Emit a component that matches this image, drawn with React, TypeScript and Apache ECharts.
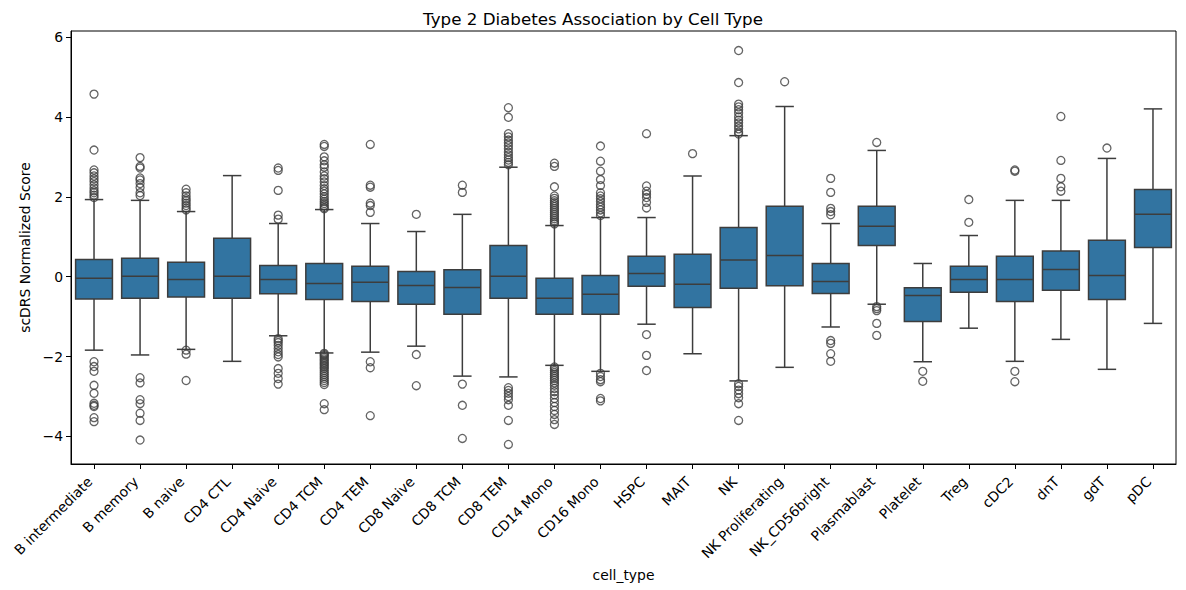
import React, { useEffect, useRef } from "react";
import * as echarts from "echarts";

// Cell types along the x axis
const categories = [
  "B intermediate", "B memory", "B naive", "CD4 CTL", "CD4 Naive", "CD4 TCM",
  "CD4 TEM", "CD8 Naive", "CD8 TCM", "CD8 TEM", "CD14 Mono", "CD16 Mono",
  "HSPC", "MAIT", "NK", "NK Proliferating", "NK_CD56bright", "Plasmablast",
  "Platelet", "Treg", "cDC2", "dnT", "gdT", "pDC",
];

// Box statistics per cell type
const whiskerLow = [-1.84, -1.96, -1.82, -2.12, -1.48, -1.91, -1.89, -1.74, -2.49, -2.51, -2.22, -2.37,
  -1.19, -1.93, -2.61, -2.27, -1.26, -0.69, -2.13, -1.29, -2.12, -1.57, -2.32, -1.17];
const q1 = [-0.56, -0.54, -0.51, -0.54, -0.43, -0.57, -0.62, -0.69, -0.94, -0.54, -0.94, -0.94,
  -0.24, -0.77, -0.29, -0.23, -0.42, 0.78, -1.12, -0.39, -0.62, -0.34, -0.57, 0.73];
const median = [-0.04, 0.01, -0.07, 0.01, -0.07, -0.17, -0.14, -0.22, -0.27, 0.01, -0.54, -0.44,
  0.08, -0.19, 0.42, 0.53, -0.12, 1.26, -0.47, -0.07, -0.07, 0.18, 0.03, 1.56];
const q3 = [0.43, 0.46, 0.36, 0.96, 0.28, 0.33, 0.26, 0.13, 0.17, 0.78, -0.04, 0.03,
  0.51, 0.56, 1.23, 1.76, 0.33, 1.76, -0.28, 0.26, 0.51, 0.64, 0.91, 2.18];
const whiskerHigh = [1.93, 1.91, 1.63, 2.53, 1.33, 1.68, 1.33, 1.13, 1.56, 2.74, 1.28, 1.48,
  1.48, 2.52, 3.53, 4.26, 1.33, 3.16, 0.33, 1.03, 1.91, 1.91, 2.96, 4.2];

// Points beyond the whiskers
const outliers: number[][] = [
  [4.57, 3.17, 2.67, 2.6, 2.52, 2.45, 2.38, 2.3, 2.22, 2.15, 2.1, 2.04, 1.98,
    -2.13, -2.25, -2.37, -2.72, -2.92, -3.17, -3.22, -3.25, -3.53, -3.63],
  [2.98, 2.76, 2.72, 2.47, 2.42, 2.33, 2.23, 2.1, 2.03,
    -2.53, -2.66, -3.08, -3.18, -3.42, -3.6, -4.09],
  [2.19, 2.1, 2.02, 1.95, 1.9, 1.84, 1.78, 1.72, 1.67, -1.84, -1.94, -2.6],
  [],
  [2.72, 2.66, 2.16, 1.54, 1.44,
    -1.55, -1.6, -1.65, -1.72, -1.8, -1.88, -1.95, -2.01, -2.3, -2.42, -2.55, -2.69],
  [3.31, 3.26, 3.0, 2.9, 2.8, 2.74, 2.62, 2.52, 2.45, 2.37, 2.28, 2.2, 2.14, 2.07, 2.0, 1.94,
    1.88, 1.83, 1.78, 1.73, 1.7,
    -1.92, -1.95, -1.98, -2.02, -2.06, -2.1, -2.14, -2.18, -2.22, -2.26, -2.3, -2.35, -2.4,
    -2.45, -2.5, -2.55, -2.6, -2.65, -2.7, -3.18, -3.33],
  [3.31, 2.29, 2.24, 1.84, 1.78, 1.61, -2.13, -2.28, -3.48],
  [1.56, -1.95, -2.73],
  [2.29, 2.11, -2.69, -3.22, -4.05],
  [4.23, 3.99, 3.58, 3.5, 3.42, 3.35, 3.28, 3.2, 3.12, 3.05, 2.98, 2.92, 2.86, 2.8,
    -2.78, -2.85, -2.92, -3.0, -3.08, -3.22, -3.6, -4.2],
  [2.84, 2.76, 2.25, 2.02, 1.96, 1.9, 1.85, 1.8, 1.75, 1.7, 1.65, 1.6, 1.55, 1.5, 1.45, 1.4,
    1.36, 1.32,
    -2.26, -2.3, -2.35, -2.4, -2.45, -2.5, -2.55, -2.6, -2.66, -2.72, -2.8, -2.88, -2.96,
    -3.05, -3.15, -3.25, -3.35, -3.45, -3.58, -3.7],
  [3.27, 2.89, 2.64, 2.43, 2.28, 2.1, 2.02, 1.95, 1.88, 1.8, 1.74, 1.67, 1.6, 1.53,
    -2.42, -2.5, -2.58, -2.63, -3.05, -3.11],
  [3.58, 2.27, 2.14, 2.06, 1.98, 1.86, 1.72, -1.45, -1.97, -2.35],
  [3.08],
  [5.66, 4.86, 4.32, 4.25, 4.18, 4.1, 4.0, 3.92, 3.85, 3.77, 3.7, 3.62, 3.57,
    -2.68, -2.75, -2.84, -2.93, -3.03, -3.18, -3.6],
  [4.88],
  [2.46, 2.11, 1.71, 1.63, 1.55, -1.6, -1.67, -1.93, -2.12],
  [3.36, -0.75, -0.8, -0.85, -1.17, -1.47],
  [-2.37, -2.62],
  [1.93, 1.36],
  [2.67, 2.64, -2.37, -2.63],
  [4.01, 2.91, 2.46, 2.25, 2.14],
  [3.22],
  [],
];

const yTicks = [-4, -2, 0, 2, 4, 6];
const yMin = -4.69;
const yMax = 6.15;

const BOX_FILL = "#3274a1";
const EDGE = "#3d3d3d";
const FONT = "DejaVu Sans";

const renderBox = (_params: any, api: any) => {
  const i = api.value(0);
  const lo = api.coord([i, api.value(1)]);
  const b1 = api.coord([i, api.value(2)]);
  const md = api.coord([i, api.value(3)]);
  const b3 = api.coord([i, api.value(4)]);
  const hi = api.coord([i, api.value(5)]);
  const band = api.size([1, 0])[0];
  const cx = md[0];
  const hw = band * 0.4;
  const cw = band * 0.2;
  const line = { stroke: EDGE, lineWidth: 1.5 };
  return {
    type: "group",
    children: [
      { type: "line", shape: { x1: cx, y1: b1[1], x2: cx, y2: lo[1] }, style: line },
      { type: "line", shape: { x1: cx, y1: b3[1], x2: cx, y2: hi[1] }, style: line },
      { type: "line", shape: { x1: cx - cw, y1: lo[1], x2: cx + cw, y2: lo[1] }, style: line },
      { type: "line", shape: { x1: cx - cw, y1: hi[1], x2: cx + cw, y2: hi[1] }, style: line },
      {
        type: "rect",
        shape: { x: cx - hw, y: b3[1], width: hw * 2, height: b1[1] - b3[1] },
        style: { fill: BOX_FILL, stroke: EDGE, lineWidth: 1.5 },
      },
      { type: "line", shape: { x1: cx - hw, y1: md[1], x2: cx + hw, y2: md[1] }, style: line },
    ],
  };
};

export default function App() {
  const ref = useRef<HTMLDivElement>(null);

  useEffect(() => {
    if (!ref.current) return;
    const chart = echarts.init(ref.current, null, { renderer: "svg" });

    const boxData = categories.map((_, i) => [i, whiskerLow[i], q1[i], median[i], q3[i], whiskerHigh[i]]);
    const pointData = outliers.flatMap((vals, i) => vals.map((v) => [i, v]));

    chart.setOption({
      animation: false,
      backgroundColor: "#ffffff",
      textStyle: { fontFamily: FONT },
      title: {
        text: "Type 2 Diabetes Association by Cell Type",
        left: "center",
        top: 5,
        textStyle: { fontFamily: FONT, fontSize: 16.7, fontWeight: "normal", color: "#000" },
      },
      grid: {
        left: 71,
        right: 10,
        top: 31,
        bottom: 126,
        show: true,
        borderColor: "#000",
        borderWidth: 1,
      },
      xAxis: {
        type: "category",
        data: categories,
        boundaryGap: true,
        name: "cell_type",
        nameLocation: "middle",
        nameGap: 99,
        nameTextStyle: { fontFamily: FONT, fontSize: 13.9, color: "#000" },
        axisLine: { show: true, onZero: false, lineStyle: { color: "#000", width: 1 } },
        axisTick: { show: true, alignWithLabel: true, length: 5, lineStyle: { color: "#000" } },
        axisLabel: {
          rotate: 45,
          interval: 0,
          margin: 11,
          padding: [0, 6, 0, 0],
          fontFamily: FONT,
          fontSize: 13.9,
          color: "#000",
        },
        splitLine: { show: false },
      },
      yAxis: {
        type: "value",
        min: yMin,
        max: yMax,
        name: "scDRS Normalized Score",
        nameLocation: "middle",
        nameGap: 38,
        nameTextStyle: { fontFamily: FONT, fontSize: 13.9, color: "#000" },
        axisLine: { show: true, lineStyle: { color: "#000", width: 1 } },
        axisTick: { show: true, length: 5, lineStyle: { color: "#000" }, customValues: yTicks },
        axisLabel: {
          customValues: yTicks,
          margin: 8,
          fontFamily: FONT,
          fontSize: 13.9,
          color: "#000",
          formatter: (v: number) => (v < 0 ? "\u2212" + Math.abs(v) : String(v)),
        },
        splitLine: { show: false },
      },
      series: [
        {
          type: "custom",
          name: "boxes",
          renderItem: renderBox,
          encode: { x: 0, y: [1, 2, 3, 4, 5] },
          data: boxData,
          z: 2,
        },
        {
          type: "scatter",
          name: "outliers",
          data: pointData,
          symbol: "circle",
          symbolSize: 8,
          itemStyle: { color: "rgba(0,0,0,0)", borderColor: EDGE, borderWidth: 1.3 },
          z: 3,
        },
      ],
    });

    return () => chart.dispose();
  }, []);

  return (
    <div
      ref={ref}
      style={{ position: "absolute", left: 0, top: 0, width: 1186, height: 590, background: "#fff" }}
    />
  );
}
+===+
▶ _WRITTEN INSTRUCTION_
Restate the material word for word from its first line through the line containing "1.91, 2.96, 4.2];", both included; the pictures do not belong in it.

▶ _IN RESPONSE_
Emit a component that matches this image, drawn with React, TypeScript and Apache ECharts.
import React, { useEffect, useRef } from "react";
import * as echarts from "echarts";

// Cell types along the x axis
const categories = [
  "B intermediate", "B memory", "B naive", "CD4 CTL", "CD4 Naive", "CD4 TCM",
  "CD4 TEM", "CD8 Naive", "CD8 TCM", "CD8 TEM", "CD14 Mono", "CD16 Mono",
  "HSPC", "MAIT", "NK", "NK Proliferating", "NK_CD56bright", "Plasmablast",
  "Platelet", "Treg", "cDC2", "dnT", "gdT", "pDC",
];

// Box statistics per cell type
const whiskerLow = [-1.84, -1.96, -1.82, -2.12, -1.48, -1.91, -1.89, -1.74, -2.49, -2.51, -2.22, -2.37,
  -1.19, -1.93, -2.61, -2.27, -1.26, -0.69, -2.13, -1.29, -2.12, -1.57, -2.32, -1.17];
const q1 = [-0.56, -0.54, -0.51, -0.54, -0.43, -0.57, -0.62, -0.69, -0.94, -0.54, -0.94, -0.94,
  -0.24, -0.77, -0.29, -0.23, -0.42, 0.78, -1.12, -0.39, -0.62, -0.34, -0.57, 0.73];
const median = [-0.04, 0.01, -0.07, 0.01, -0.07, -0.17, -0.14, -0.22, -0.27, 0.01, -0.54, -0.44,
  0.08, -0.19, 0.42, 0.53, -0.12, 1.26, -0.47, -0.07, -0.07, 0.18, 0.03, 1.56];
const q3 = [0.43, 0.46, 0.36, 0.96, 0.28, 0.33, 0.26, 0.13, 0.17, 0.78, -0.04, 0.03,
  0.51, 0.56, 1.23, 1.76, 0.33, 1.76, -0.28, 0.26, 0.51, 0.64, 0.91, 2.18];
const whiskerHigh = [1.93, 1.91, 1.63, 2.53, 1.33, 1.68, 1.33, 1.13, 1.56, 2.74, 1.28, 1.48,
  1.48, 2.52, 3.53, 4.26, 1.33, 3.16, 0.33, 1.03, 1.91, 1.91, 2.96, 4.2];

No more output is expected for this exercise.